Understanding how Force barriers work is essential to debating. If the energy of the Force shield is greater than that of the energy of the attack, then the attack will be resisted. However, resisting an attack may still leave you vulnerable to the kinetic energy that likewise travels with the Force energy. If the energy of the attack is greater, then the Force shield will negate as much of the energy as the Force shield yields, and then the rest will be what actually influences the individual. Once an individual is in a state of telekinetic domination, the only way to actually break free would be to unleash the energy contained within his or her body outward, in which that energy would then have to be greater than whatever energy is incapacitating them.
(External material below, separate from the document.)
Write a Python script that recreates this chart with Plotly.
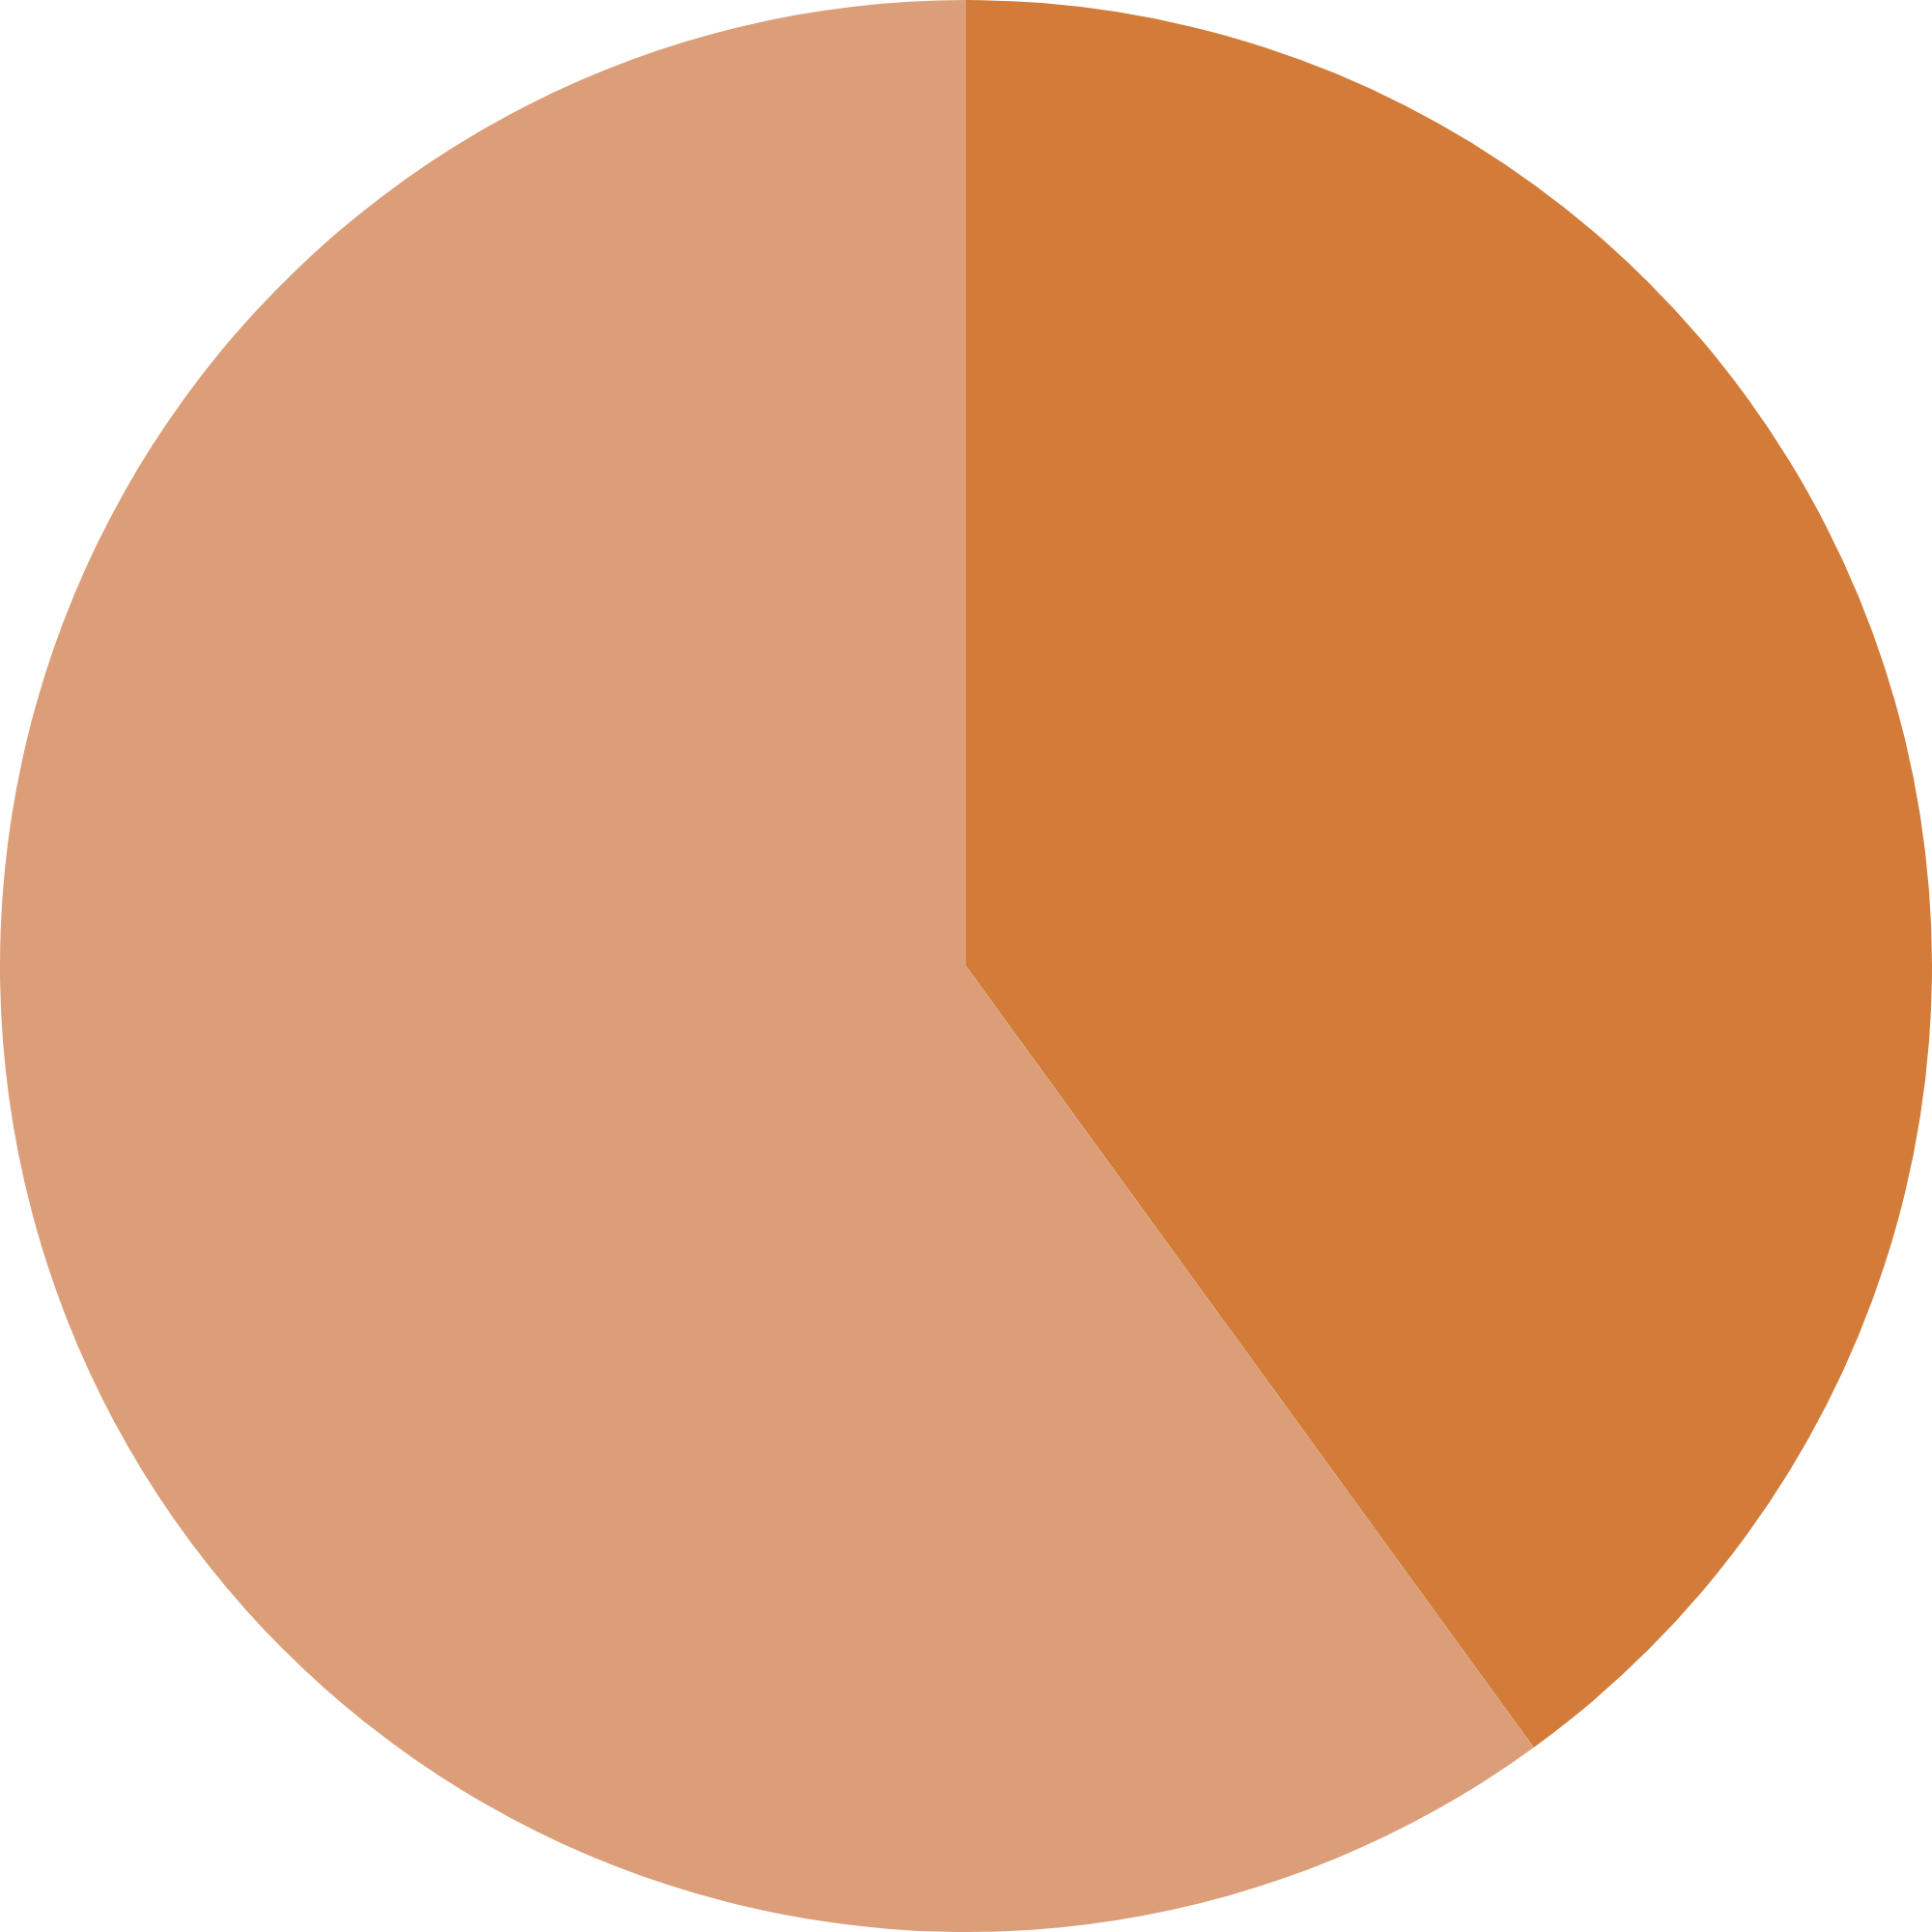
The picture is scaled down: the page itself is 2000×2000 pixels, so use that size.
import plotly.graph_objects as go

# 两块扇形的数据
labels = ["A", "B"]
values = [40, 60]
colors = ["#D37C39", "#DB9E79"]

fig = go.Figure(go.Pie(
    labels=labels,
    values=values,
    sort=False,
    direction="clockwise",
    rotation=0,
    marker=dict(colors=colors, line=dict(width=0)),
    textinfo="none",
    hoverinfo="label+percent",
))
fig.update_layout(
    width=2000, height=2000,
    margin=dict(l=0, r=0, t=0, b=0),
    showlegend=False,
    paper_bgcolor="white",
)
# 去掉浏览器默认的 body 边距，隐藏工具栏
fig.write_html(
    "out.html",
    config={"displayModeBar": False},
    post_script="document.body.style.margin='0';document.body.style.overflow='hidden';",
)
The longer the Force-user is in a state of telekinetic domination, the more impressive the feat is. An example of this is Darth Bane escaping Farfalla's Force stasis and the coalition strike team escaping Revan's Force Destruction. However, a Greater Force Shield cannot be instituted by a individual being telekinetically incapacitated - it can only be thrown up before the attack hits.
NOTE: Force choke is a specific telekinetic attack that is a minor exception to the rule that defending telekinesis a foremost dependent on power. As established in Dark Empire, resisting it takes both power and *mastery*. Thus, even if you are significantly more powerful than your dark-side opponent, you might still be overpowered by their Force choke if you are not properly trained in resisting it.
__________________ "The Emperor had three-hundred years to break this man . . . and he never succumbed?"
Last edited by DarthAnt66 on Nov 6th, 2016 at 10:20 PM
"Force Kinesis" which is not the same as a force choke. The latter is far more deadly because try countering a force attack when you are seeing stars and your oxygen supply itself is blocked. No, countering choke takes far more mastery than that. And anyways, the Jedi wouldn't have taught such an advanced skill to ******* younglings, given that DE Luke says that it is difficult to counter.